### PROVIDED MATERIAL:
========
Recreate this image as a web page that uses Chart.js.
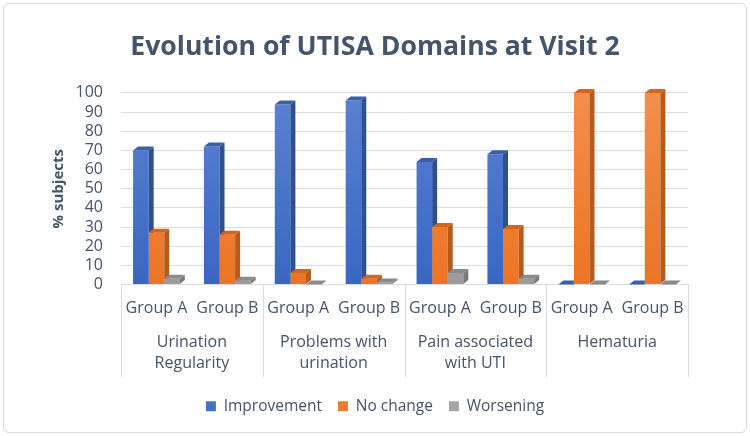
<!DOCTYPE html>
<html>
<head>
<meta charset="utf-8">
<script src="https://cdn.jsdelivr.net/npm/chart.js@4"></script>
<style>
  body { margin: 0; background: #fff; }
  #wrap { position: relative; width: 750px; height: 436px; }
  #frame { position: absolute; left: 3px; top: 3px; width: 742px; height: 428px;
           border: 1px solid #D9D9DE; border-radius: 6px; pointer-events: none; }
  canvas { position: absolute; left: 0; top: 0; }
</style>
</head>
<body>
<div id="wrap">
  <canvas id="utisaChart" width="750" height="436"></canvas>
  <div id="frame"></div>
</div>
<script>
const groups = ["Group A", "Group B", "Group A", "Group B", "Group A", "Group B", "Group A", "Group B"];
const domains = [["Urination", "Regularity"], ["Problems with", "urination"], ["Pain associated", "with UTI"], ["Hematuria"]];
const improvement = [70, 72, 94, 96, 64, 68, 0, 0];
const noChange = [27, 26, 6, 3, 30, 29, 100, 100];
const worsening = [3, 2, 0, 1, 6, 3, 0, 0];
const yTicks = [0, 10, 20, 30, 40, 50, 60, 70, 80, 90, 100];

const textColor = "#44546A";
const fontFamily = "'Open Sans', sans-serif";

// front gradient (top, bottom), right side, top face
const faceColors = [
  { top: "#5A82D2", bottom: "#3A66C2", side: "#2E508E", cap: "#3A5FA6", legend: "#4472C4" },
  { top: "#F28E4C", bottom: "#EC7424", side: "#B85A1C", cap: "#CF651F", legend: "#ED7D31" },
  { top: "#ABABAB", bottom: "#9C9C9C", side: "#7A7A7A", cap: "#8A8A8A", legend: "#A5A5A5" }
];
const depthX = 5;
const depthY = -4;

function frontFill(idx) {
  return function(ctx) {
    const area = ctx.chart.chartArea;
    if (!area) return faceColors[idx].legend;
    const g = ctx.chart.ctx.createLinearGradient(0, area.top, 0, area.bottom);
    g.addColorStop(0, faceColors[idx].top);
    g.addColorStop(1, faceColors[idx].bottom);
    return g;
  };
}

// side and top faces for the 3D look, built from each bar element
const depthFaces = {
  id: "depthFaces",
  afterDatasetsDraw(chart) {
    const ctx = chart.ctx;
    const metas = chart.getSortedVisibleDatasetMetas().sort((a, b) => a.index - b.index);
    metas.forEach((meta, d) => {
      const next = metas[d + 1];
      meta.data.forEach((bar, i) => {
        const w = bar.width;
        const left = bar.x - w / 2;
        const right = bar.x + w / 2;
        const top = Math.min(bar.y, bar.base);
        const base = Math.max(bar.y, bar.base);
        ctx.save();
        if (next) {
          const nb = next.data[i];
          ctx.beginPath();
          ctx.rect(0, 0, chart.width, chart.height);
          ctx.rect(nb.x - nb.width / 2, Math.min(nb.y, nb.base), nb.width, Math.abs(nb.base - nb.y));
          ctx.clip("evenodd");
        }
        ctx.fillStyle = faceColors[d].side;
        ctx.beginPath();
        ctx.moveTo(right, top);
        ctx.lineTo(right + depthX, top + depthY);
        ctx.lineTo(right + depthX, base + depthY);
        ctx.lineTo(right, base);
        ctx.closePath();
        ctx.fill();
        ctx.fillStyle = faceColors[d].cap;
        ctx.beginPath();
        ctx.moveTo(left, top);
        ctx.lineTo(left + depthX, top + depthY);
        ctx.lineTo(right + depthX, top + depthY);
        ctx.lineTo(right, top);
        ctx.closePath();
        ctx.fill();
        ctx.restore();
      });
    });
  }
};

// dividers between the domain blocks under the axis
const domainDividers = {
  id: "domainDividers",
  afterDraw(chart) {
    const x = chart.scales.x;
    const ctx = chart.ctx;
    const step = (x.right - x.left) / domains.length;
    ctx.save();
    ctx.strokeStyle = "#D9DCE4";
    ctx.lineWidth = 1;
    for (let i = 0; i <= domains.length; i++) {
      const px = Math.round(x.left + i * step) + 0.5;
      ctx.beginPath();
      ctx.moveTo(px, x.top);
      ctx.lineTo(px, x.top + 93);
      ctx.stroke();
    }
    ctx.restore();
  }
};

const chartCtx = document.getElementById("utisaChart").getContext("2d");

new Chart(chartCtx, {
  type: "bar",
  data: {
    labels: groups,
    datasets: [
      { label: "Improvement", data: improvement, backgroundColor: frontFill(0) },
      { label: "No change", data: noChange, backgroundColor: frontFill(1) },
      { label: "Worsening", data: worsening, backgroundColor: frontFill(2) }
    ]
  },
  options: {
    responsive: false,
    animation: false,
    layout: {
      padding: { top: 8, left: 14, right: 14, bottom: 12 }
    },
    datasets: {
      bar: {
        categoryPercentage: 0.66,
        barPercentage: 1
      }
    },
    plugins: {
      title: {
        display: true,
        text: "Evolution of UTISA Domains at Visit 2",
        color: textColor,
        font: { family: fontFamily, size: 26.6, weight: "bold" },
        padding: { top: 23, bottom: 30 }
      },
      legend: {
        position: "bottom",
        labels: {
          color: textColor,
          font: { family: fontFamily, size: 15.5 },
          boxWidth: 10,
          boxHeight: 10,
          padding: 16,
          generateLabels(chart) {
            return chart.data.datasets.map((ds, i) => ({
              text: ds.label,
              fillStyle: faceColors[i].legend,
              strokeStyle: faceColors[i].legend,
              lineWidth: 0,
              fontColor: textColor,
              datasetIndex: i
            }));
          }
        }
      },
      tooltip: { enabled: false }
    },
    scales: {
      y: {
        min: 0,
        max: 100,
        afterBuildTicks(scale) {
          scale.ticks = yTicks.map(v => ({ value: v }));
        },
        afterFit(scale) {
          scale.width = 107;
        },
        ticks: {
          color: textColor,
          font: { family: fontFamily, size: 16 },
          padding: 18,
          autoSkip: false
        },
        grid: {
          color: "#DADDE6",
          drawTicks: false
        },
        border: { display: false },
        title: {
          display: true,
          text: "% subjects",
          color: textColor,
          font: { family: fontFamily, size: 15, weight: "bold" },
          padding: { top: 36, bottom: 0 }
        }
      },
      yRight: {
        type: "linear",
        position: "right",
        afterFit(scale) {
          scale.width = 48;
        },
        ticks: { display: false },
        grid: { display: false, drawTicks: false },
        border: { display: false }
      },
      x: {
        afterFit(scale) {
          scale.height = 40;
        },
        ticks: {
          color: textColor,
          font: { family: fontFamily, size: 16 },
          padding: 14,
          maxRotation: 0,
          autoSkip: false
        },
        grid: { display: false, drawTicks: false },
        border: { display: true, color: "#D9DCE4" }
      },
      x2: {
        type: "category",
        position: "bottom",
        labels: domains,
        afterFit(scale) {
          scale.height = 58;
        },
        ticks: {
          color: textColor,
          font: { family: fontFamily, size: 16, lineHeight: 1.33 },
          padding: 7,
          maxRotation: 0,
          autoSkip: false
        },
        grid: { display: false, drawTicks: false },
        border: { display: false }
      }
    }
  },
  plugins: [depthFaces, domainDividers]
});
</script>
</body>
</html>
========
### WHAT IS ASKED:
Quote the preceding listing precisely and completely, omitting its images.

### THE COMPLETED TASK:
Recreate this image as a web page that uses Chart.js.
<!DOCTYPE html>
<html>
<head>
<meta charset="utf-8">
<script src="https://cdn.jsdelivr.net/npm/chart.js@4"></script>
<style>
  body { margin: 0; background: #fff; }
  #wrap { position: relative; width: 750px; height: 436px; }
  #frame { position: absolute; left: 3px; top: 3px; width: 742px; height: 428px;
           border: 1px solid #D9D9DE; border-radius: 6px; pointer-events: none; }
  canvas { position: absolute; left: 0; top: 0; }
</style>
</head>
<body>
<div id="wrap">
  <canvas id="utisaChart" width="750" height="436"></canvas>
  <div id="frame"></div>
</div>
<script>
const groups = ["Group A", "Group B", "Group A", "Group B", "Group A", "Group B", "Group A", "Group B"];
const domains = [["Urination", "Regularity"], ["Problems with", "urination"], ["Pain associated", "with UTI"], ["Hematuria"]];
const improvement = [70, 72, 94, 96, 64, 68, 0, 0];
const noChange = [27, 26, 6, 3, 30, 29, 100, 100];
const worsening = [3, 2, 0, 1, 6, 3, 0, 0];
const yTicks = [0, 10, 20, 30, 40, 50, 60, 70, 80, 90, 100];

const textColor = "#44546A";
const fontFamily = "'Open Sans', sans-serif";

// front gradient (top, bottom), right side, top face
const faceColors = [
  { top: "#5A82D2", bottom: "#3A66C2", side: "#2E508E", cap: "#3A5FA6", legend: "#4472C4" },
  { top: "#F28E4C", bottom: "#EC7424", side: "#B85A1C", cap: "#CF651F", legend: "#ED7D31" },
  { top: "#ABABAB", bottom: "#9C9C9C", side: "#7A7A7A", cap: "#8A8A8A", legend: "#A5A5A5" }
];
const depthX = 5;
const depthY = -4;

function frontFill(idx) {
  return function(ctx) {
    const area = ctx.chart.chartArea;
    if (!area) return faceColors[idx].legend;
    const g = ctx.chart.ctx.createLinearGradient(0, area.top, 0, area.bottom);
    g.addColorStop(0, faceColors[idx].top);
    g.addColorStop(1, faceColors[idx].bottom);
    return g;
  };
}

// side and top faces for the 3D look, built from each bar element
const depthFaces = {
  id: "depthFaces",
  afterDatasetsDraw(chart) {
    const ctx = chart.ctx;
    const metas = chart.getSortedVisibleDatasetMetas().sort((a, b) => a.index - b.index);
    metas.forEach((meta, d) => {
      const next = metas[d + 1];
      meta.data.forEach((bar, i) => {
        const w = bar.width;
        const left = bar.x - w / 2;
        const right = bar.x + w / 2;
        const top = Math.min(bar.y, bar.base);
        const base = Math.max(bar.y, bar.base);
        ctx.save();
        if (next) {
          const nb = next.data[i];
          ctx.beginPath();
          ctx.rect(0, 0, chart.width, chart.height);
          ctx.rect(nb.x - nb.width / 2, Math.min(nb.y, nb.base), nb.width, Math.abs(nb.base - nb.y));
          ctx.clip("evenodd");
        }
        ctx.fillStyle = faceColors[d].side;
        ctx.beginPath();
        ctx.moveTo(right, top);
        ctx.lineTo(right + depthX, top + depthY);
        ctx.lineTo(right + depthX, base + depthY);
        ctx.lineTo(right, base);
        ctx.closePath();
        ctx.fill();
        ctx.fillStyle = faceColors[d].cap;
        ctx.beginPath();
        ctx.moveTo(left, top);
        ctx.lineTo(left + depthX, top + depthY);
        ctx.lineTo(right + depthX, top + depthY);
        ctx.lineTo(right, top);
        ctx.closePath();
        ctx.fill();
        ctx.restore();
      });
    });
  }
};

// dividers between the domain blocks under the axis
const domainDividers = {
  id: "domainDividers",
  afterDraw(chart) {
    const x = chart.scales.x;
    const ctx = chart.ctx;
    const step = (x.right - x.left) / domains.length;
    ctx.save();
    ctx.strokeStyle = "#D9DCE4";
    ctx.lineWidth = 1;
    for (let i = 0; i <= domains.length; i++) {
      const px = Math.round(x.left + i * step) + 0.5;
      ctx.beginPath();
      ctx.moveTo(px, x.top);
      ctx.lineTo(px, x.top + 93);
      ctx.stroke();
    }
    ctx.restore();
  }
};

const chartCtx = document.getElementById("utisaChart").getContext("2d");

new Chart(chartCtx, {
  type: "bar",
  data: {
    labels: groups,
    datasets: [
      { label: "Improvement", data: improvement, backgroundColor: frontFill(0) },
      { label: "No change", data: noChange, backgroundColor: frontFill(1) },
      { label: "Worsening", data: worsening, backgroundColor: frontFill(2) }
    ]
  },
  options: {
    responsive: false,
    animation: false,
    layout: {
      padding: { top: 8, left: 14, right: 14, bottom: 12 }
    },
    datasets: {
      bar: {
        categoryPercentage: 0.66,
        barPercentage: 1
      }
    },
    plugins: {
      title: {
        display: true,
        text: "Evolution of UTISA Domains at Visit 2",
        color: textColor,
        font: { family: fontFamily, size: 26.6, weight: "bold" },
        padding: { top: 23, bottom: 30 }
      },
      legend: {
        position: "bottom",
        labels: {
          color: textColor,
          font: { family: fontFamily, size: 15.5 },
          boxWidth: 10,
          boxHeight: 10,
          padding: 16,
          generateLabels(chart) {
            return chart.data.datasets.map((ds, i) => ({
              text: ds.label,
              fillStyle: faceColors[i].legend,
              strokeStyle: faceColors[i].legend,
              lineWidth: 0,
              fontColor: textColor,
              datasetIndex: i
            }));
          }
        }
      },
      tooltip: { enabled: false }
    },
    scales: {
      y: {
        min: 0,
        max: 100,
        afterBuildTicks(scale) {
          scale.ticks = yTicks.map(v => ({ value: v }));
        },
        afterFit(scale) {
          scale.width = 107;
        },
        ticks: {
          color: textColor,
          font: { family: fontFamily, size: 16 },
          padding: 18,
          autoSkip: false
        },
        grid: {
          color: "#DADDE6",
          drawTicks: false
        },
        border: { display: false },
        title: {
          display: true,
          text: "% subjects",
          color: textColor,
          font: { family: fontFamily, size: 15, weight: "bold" },
          padding: { top: 36, bottom: 0 }
        }
      },
      yRight: {
        type: "linear",
        position: "right",
        afterFit(scale) {
          scale.width = 48;
        },
        ticks: { display: false },
        grid: { display: false, drawTicks: false },
        border: { display: false }
      },
      x: {
        afterFit(scale) {
          scale.height = 40;
        },
        ticks: {
          color: textColor,
          font: { family: fontFamily, size: 16 },
          padding: 14,
          maxRotation: 0,
          autoSkip: false
        },
        grid: { display: false, drawTicks: false },
        border: { display: true, color: "#D9DCE4" }
      },
      x2: {
        type: "category",
        position: "bottom",
        labels: domains,
        afterFit(scale) {
          scale.height = 58;
        },
        ticks: {
          color: textColor,
          font: { family: fontFamily, size: 16, lineHeight: 1.33 },
          padding: 7,
          maxRotation: 0,
          autoSkip: false
        },
        grid: { display: false, drawTicks: false },
        border: { display: false }
      }
    }
  },
  plugins: [depthFaces, domainDividers]
});
</script>
</body>
</html>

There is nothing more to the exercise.